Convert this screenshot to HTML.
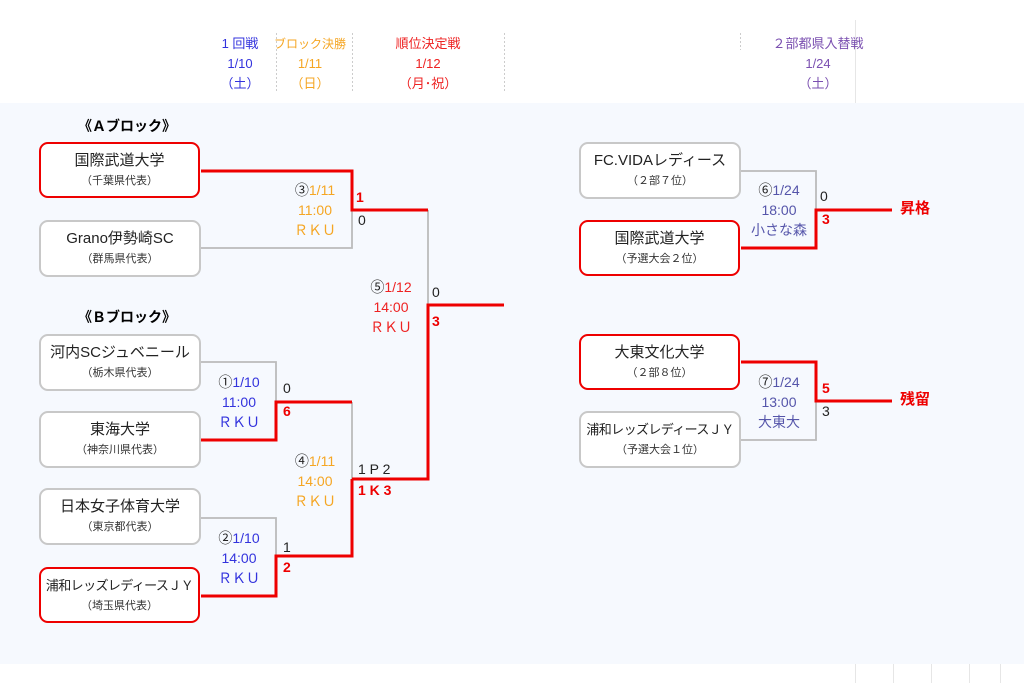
<!DOCTYPE html>
<html><head><meta charset="utf-8"><style>
html,body{margin:0;padding:0;width:1024px;height:683px;overflow:hidden;background:#fff;position:relative;font-family:"Liberation Sans","Noto Sans CJK JP",sans-serif;}
.panel{position:absolute;left:0;top:103px;width:1024px;height:561px;background:#f6f9fe;}
.t{position:absolute;white-space:nowrap;font-size:14px;line-height:20px;}
.c{text-align:center;}
.box{position:absolute;width:158px;height:53px;border:2px solid #c8c8c8;border-radius:9px;background:#fff;text-align:center;box-sizing:content-box;}
.box.w{border:2.5px solid #ee0000;width:157px;height:52px;}
.box .n{font-size:15px;line-height:18px;margin-top:8px;color:#222;white-space:nowrap;}
.box .n.sm{font-size:13px;letter-spacing:-0.6px;}
.box .s{font-size:11px;line-height:16px;margin-top:3px;color:#333;white-space:nowrap;}
.hd{position:absolute;text-align:center;font-size:13px;line-height:20px;white-space:nowrap;}
.r{color:#ee0000;font-weight:bold;}
.k{color:#222;}
</style></head><body>
<div class="panel"></div>
<svg width="1024" height="683" style="position:absolute;left:0;top:0">
<g stroke="#ccc" stroke-width="1" stroke-dasharray="2,2">
<line x1="276.5" y1="33" x2="276.5" y2="93"/><line x1="352.5" y1="33" x2="352.5" y2="93"/><line x1="504.5" y1="33" x2="504.5" y2="93"/><line x1="740.5" y1="33" x2="740.5" y2="50"/>
</g>
<g stroke="#e6e6e6" stroke-width="1">
<line x1="855.5" y1="20" x2="855.5" y2="103"/>
<line x1="855.5" y1="664" x2="855.5" y2="683"/><line x1="893.5" y1="664" x2="893.5" y2="683"/><line x1="931.5" y1="664" x2="931.5" y2="683"/><line x1="969.5" y1="664" x2="969.5" y2="683"/><line x1="1000.5" y1="664" x2="1000.5" y2="683"/>
</g>
<g fill="none" stroke="#bbb" stroke-width="1.8">
<polyline points="201,248 352,248 352,210"/>
<polyline points="428,210 428,305"/>
<polyline points="201,362 276,362 276,402"/>
<polyline points="352,402 352,479"/>
<polyline points="201,518 276,518 276,556"/>
<polyline points="741,171 816,171 816,210"/>
<polyline points="741,440 816,440 816,401"/>
</g>
<g fill="none" stroke="#ee0000" stroke-width="3">
<polyline points="201,171 352,171 352,210 428,210"/>
<polyline points="504,305 428,305 428,479 352,479"/>
<polyline points="201,440 276,440 276,402 352,402"/>
<polyline points="201,596 276,596 276,556 352,556 352,479"/>
<polyline points="741,248 816,248 816,210 892,210"/>
<polyline points="741,362 816,362 816,401 892,401"/>
</g>
</svg>
<div class="hd" style="left:200px;width:80px;top:34px;color:#3333dd">1 回戦<br>1/10<br>（土）</div>
<div class="hd" style="left:270px;width:80px;top:34px;color:#f5a623;font-size:12px">ブロック決勝<br><span style="font-size:13px">1/11<br>（日）</span></div>
<div class="hd" style="left:378px;width:100px;top:34px;color:#ee2222">順位決定戦<br>1/12<br>（月･祝）</div>
<div class="hd" style="left:758px;width:120px;top:34px;color:#7a4fb0">２部都県入替戦<br>1/24<br>（土）</div>

<div class="t" style="left:78px;top:116px;font-weight:bold;font-size:14px">《Ａブロック》</div>
<div class="t" style="left:78px;top:307px;font-weight:bold;font-size:14px">《Ｂブロック》</div>

<div class="box w" style="left:39px;top:142px"><div class="n">国際武道大学</div><div class="s">（千葉県代表）</div></div>
<div class="box" style="left:39px;top:220px"><div class="n">Grano伊勢崎SC</div><div class="s">（群馬県代表）</div></div>
<div class="box" style="left:39px;top:334px"><div class="n">河内SCジュベニール</div><div class="s">（栃木県代表）</div></div>
<div class="box" style="left:39px;top:411px"><div class="n">東海大学</div><div class="s">（神奈川県代表）</div></div>
<div class="box" style="left:39px;top:488px"><div class="n">日本女子体育大学</div><div class="s">（東京都代表）</div></div>
<div class="box w" style="left:39px;top:567px"><div class="n sm">浦和レッズレディースＪＹ</div><div class="s">（埼玉県代表）</div></div>

<div class="box" style="left:579px;top:142px"><div class="n">FC.VIDAレディース</div><div class="s">（２部７位）</div></div>
<div class="box w" style="left:579px;top:220px"><div class="n">国際武道大学</div><div class="s">（予選大会２位）</div></div>
<div class="box w" style="left:579px;top:334px"><div class="n">大東文化大学</div><div class="s">（２部８位）</div></div>
<div class="box" style="left:579px;top:411px"><div class="n sm">浦和レッズレディースＪＹ</div><div class="s">（予選大会１位）</div></div>

<div class="t c" style="left:280px;width:70px;top:180px;color:#f5a623"><span class="k">③</span>1/11<br>11:00<br>ＲＫＵ</div>
<div class="t c" style="left:356px;width:70px;top:277px;color:#ee2222"><span class="k">⑤</span>1/12<br>14:00<br>ＲＫＵ</div>
<div class="t c" style="left:204px;width:70px;top:372px;color:#3333dd"><span class="k">①</span>1/10<br>11:00<br>ＲＫＵ</div>
<div class="t c" style="left:280px;width:70px;top:451px;color:#f5a623"><span class="k">④</span>1/11<br>14:00<br>ＲＫＵ</div>
<div class="t c" style="left:204px;width:70px;top:528px;color:#3333dd"><span class="k">②</span>1/10<br>14:00<br>ＲＫＵ</div>
<div class="t c" style="left:744px;width:70px;top:180px;color:#5555aa"><span class="k">⑥</span>1/24<br>18:00<br>小さな森</div>
<div class="t c" style="left:744px;width:70px;top:372px;color:#5555aa"><span class="k">⑦</span>1/24<br>13:00<br>大東大</div>

<div class="t r" style="left:356px;top:187px">1</div>
<div class="t k" style="left:358px;top:210px">0</div>
<div class="t k" style="left:432px;top:282px">0</div>
<div class="t r" style="left:432px;top:311px">3</div>
<div class="t k" style="left:283px;top:378px">0</div>
<div class="t r" style="left:283px;top:401px">6</div>
<div class="t k" style="left:358px;top:459px">1 P 2</div>
<div class="t r" style="left:358px;top:480px">1 K 3</div>
<div class="t k" style="left:283px;top:537px">1</div>
<div class="t r" style="left:283px;top:557px">2</div>
<div class="t k" style="left:820px;top:186px">0</div>
<div class="t r" style="left:822px;top:209px">3</div>
<div class="t r" style="left:822px;top:378px">5</div>
<div class="t k" style="left:822px;top:401px">3</div>
<div class="t r" style="left:900px;top:199px;font-size:15px">昇格</div>
<div class="t r" style="left:900px;top:390px;font-size:15px">残留</div>
</body></html>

[Task description]: With the pictures left out, transcribe the material exactly.

[Worked answer]:
Convert this screenshot to HTML.
<!DOCTYPE html>
<html><head><meta charset="utf-8"><style>
html,body{margin:0;padding:0;width:1024px;height:683px;overflow:hidden;background:#fff;position:relative;font-family:"Liberation Sans","Noto Sans CJK JP",sans-serif;}
.panel{position:absolute;left:0;top:103px;width:1024px;height:561px;background:#f6f9fe;}
.t{position:absolute;white-space:nowrap;font-size:14px;line-height:20px;}
.c{text-align:center;}
.box{position:absolute;width:158px;height:53px;border:2px solid #c8c8c8;border-radius:9px;background:#fff;text-align:center;box-sizing:content-box;}
.box.w{border:2.5px solid #ee0000;width:157px;height:52px;}
.box .n{font-size:15px;line-height:18px;margin-top:8px;color:#222;white-space:nowrap;}
.box .n.sm{font-size:13px;letter-spacing:-0.6px;}
.box .s{font-size:11px;line-height:16px;margin-top:3px;color:#333;white-space:nowrap;}
.hd{position:absolute;text-align:center;font-size:13px;line-height:20px;white-space:nowrap;}
.r{color:#ee0000;font-weight:bold;}
.k{color:#222;}
</style></head><body>
<div class="panel"></div>
<svg width="1024" height="683" style="position:absolute;left:0;top:0">
<g stroke="#ccc" stroke-width="1" stroke-dasharray="2,2">
<line x1="276.5" y1="33" x2="276.5" y2="93"/><line x1="352.5" y1="33" x2="352.5" y2="93"/><line x1="504.5" y1="33" x2="504.5" y2="93"/><line x1="740.5" y1="33" x2="740.5" y2="50"/>
</g>
<g stroke="#e6e6e6" stroke-width="1">
<line x1="855.5" y1="20" x2="855.5" y2="103"/>
<line x1="855.5" y1="664" x2="855.5" y2="683"/><line x1="893.5" y1="664" x2="893.5" y2="683"/><line x1="931.5" y1="664" x2="931.5" y2="683"/><line x1="969.5" y1="664" x2="969.5" y2="683"/><line x1="1000.5" y1="664" x2="1000.5" y2="683"/>
</g>
<g fill="none" stroke="#bbb" stroke-width="1.8">
<polyline points="201,248 352,248 352,210"/>
<polyline points="428,210 428,305"/>
<polyline points="201,362 276,362 276,402"/>
<polyline points="352,402 352,479"/>
<polyline points="201,518 276,518 276,556"/>
<polyline points="741,171 816,171 816,210"/>
<polyline points="741,440 816,440 816,401"/>
</g>
<g fill="none" stroke="#ee0000" stroke-width="3">
<polyline points="201,171 352,171 352,210 428,210"/>
<polyline points="504,305 428,305 428,479 352,479"/>
<polyline points="201,440 276,440 276,402 352,402"/>
<polyline points="201,596 276,596 276,556 352,556 352,479"/>
<polyline points="741,248 816,248 816,210 892,210"/>
<polyline points="741,362 816,362 816,401 892,401"/>
</g>
</svg>
<div class="hd" style="left:200px;width:80px;top:34px;color:#3333dd">1 回戦<br>1/10<br>（土）</div>
<div class="hd" style="left:270px;width:80px;top:34px;color:#f5a623;font-size:12px">ブロック決勝<br><span style="font-size:13px">1/11<br>（日）</span></div>
<div class="hd" style="left:378px;width:100px;top:34px;color:#ee2222">順位決定戦<br>1/12<br>（月･祝）</div>
<div class="hd" style="left:758px;width:120px;top:34px;color:#7a4fb0">２部都県入替戦<br>1/24<br>（土）</div>

<div class="t" style="left:78px;top:116px;font-weight:bold;font-size:14px">《Ａブロック》</div>
<div class="t" style="left:78px;top:307px;font-weight:bold;font-size:14px">《Ｂブロック》</div>

<div class="box w" style="left:39px;top:142px"><div class="n">国際武道大学</div><div class="s">（千葉県代表）</div></div>
<div class="box" style="left:39px;top:220px"><div class="n">Grano伊勢崎SC</div><div class="s">（群馬県代表）</div></div>
<div class="box" style="left:39px;top:334px"><div class="n">河内SCジュベニール</div><div class="s">（栃木県代表）</div></div>
<div class="box" style="left:39px;top:411px"><div class="n">東海大学</div><div class="s">（神奈川県代表）</div></div>
<div class="box" style="left:39px;top:488px"><div class="n">日本女子体育大学</div><div class="s">（東京都代表）</div></div>
<div class="box w" style="left:39px;top:567px"><div class="n sm">浦和レッズレディースＪＹ</div><div class="s">（埼玉県代表）</div></div>

<div class="box" style="left:579px;top:142px"><div class="n">FC.VIDAレディース</div><div class="s">（２部７位）</div></div>
<div class="box w" style="left:579px;top:220px"><div class="n">国際武道大学</div><div class="s">（予選大会２位）</div></div>
<div class="box w" style="left:579px;top:334px"><div class="n">大東文化大学</div><div class="s">（２部８位）</div></div>
<div class="box" style="left:579px;top:411px"><div class="n sm">浦和レッズレディースＪＹ</div><div class="s">（予選大会１位）</div></div>

<div class="t c" style="left:280px;width:70px;top:180px;color:#f5a623"><span class="k">③</span>1/11<br>11:00<br>ＲＫＵ</div>
<div class="t c" style="left:356px;width:70px;top:277px;color:#ee2222"><span class="k">⑤</span>1/12<br>14:00<br>ＲＫＵ</div>
<div class="t c" style="left:204px;width:70px;top:372px;color:#3333dd"><span class="k">①</span>1/10<br>11:00<br>ＲＫＵ</div>
<div class="t c" style="left:280px;width:70px;top:451px;color:#f5a623"><span class="k">④</span>1/11<br>14:00<br>ＲＫＵ</div>
<div class="t c" style="left:204px;width:70px;top:528px;color:#3333dd"><span class="k">②</span>1/10<br>14:00<br>ＲＫＵ</div>
<div class="t c" style="left:744px;width:70px;top:180px;color:#5555aa"><span class="k">⑥</span>1/24<br>18:00<br>小さな森</div>
<div class="t c" style="left:744px;width:70px;top:372px;color:#5555aa"><span class="k">⑦</span>1/24<br>13:00<br>大東大</div>

<div class="t r" style="left:356px;top:187px">1</div>
<div class="t k" style="left:358px;top:210px">0</div>
<div class="t k" style="left:432px;top:282px">0</div>
<div class="t r" style="left:432px;top:311px">3</div>
<div class="t k" style="left:283px;top:378px">0</div>
<div class="t r" style="left:283px;top:401px">6</div>
<div class="t k" style="left:358px;top:459px">1 P 2</div>
<div class="t r" style="left:358px;top:480px">1 K 3</div>
<div class="t k" style="left:283px;top:537px">1</div>
<div class="t r" style="left:283px;top:557px">2</div>
<div class="t k" style="left:820px;top:186px">0</div>
<div class="t r" style="left:822px;top:209px">3</div>
<div class="t r" style="left:822px;top:378px">5</div>
<div class="t k" style="left:822px;top:401px">3</div>
<div class="t r" style="left:900px;top:199px;font-size:15px">昇格</div>
<div class="t r" style="left:900px;top:390px;font-size:15px">残留</div>
</body></html>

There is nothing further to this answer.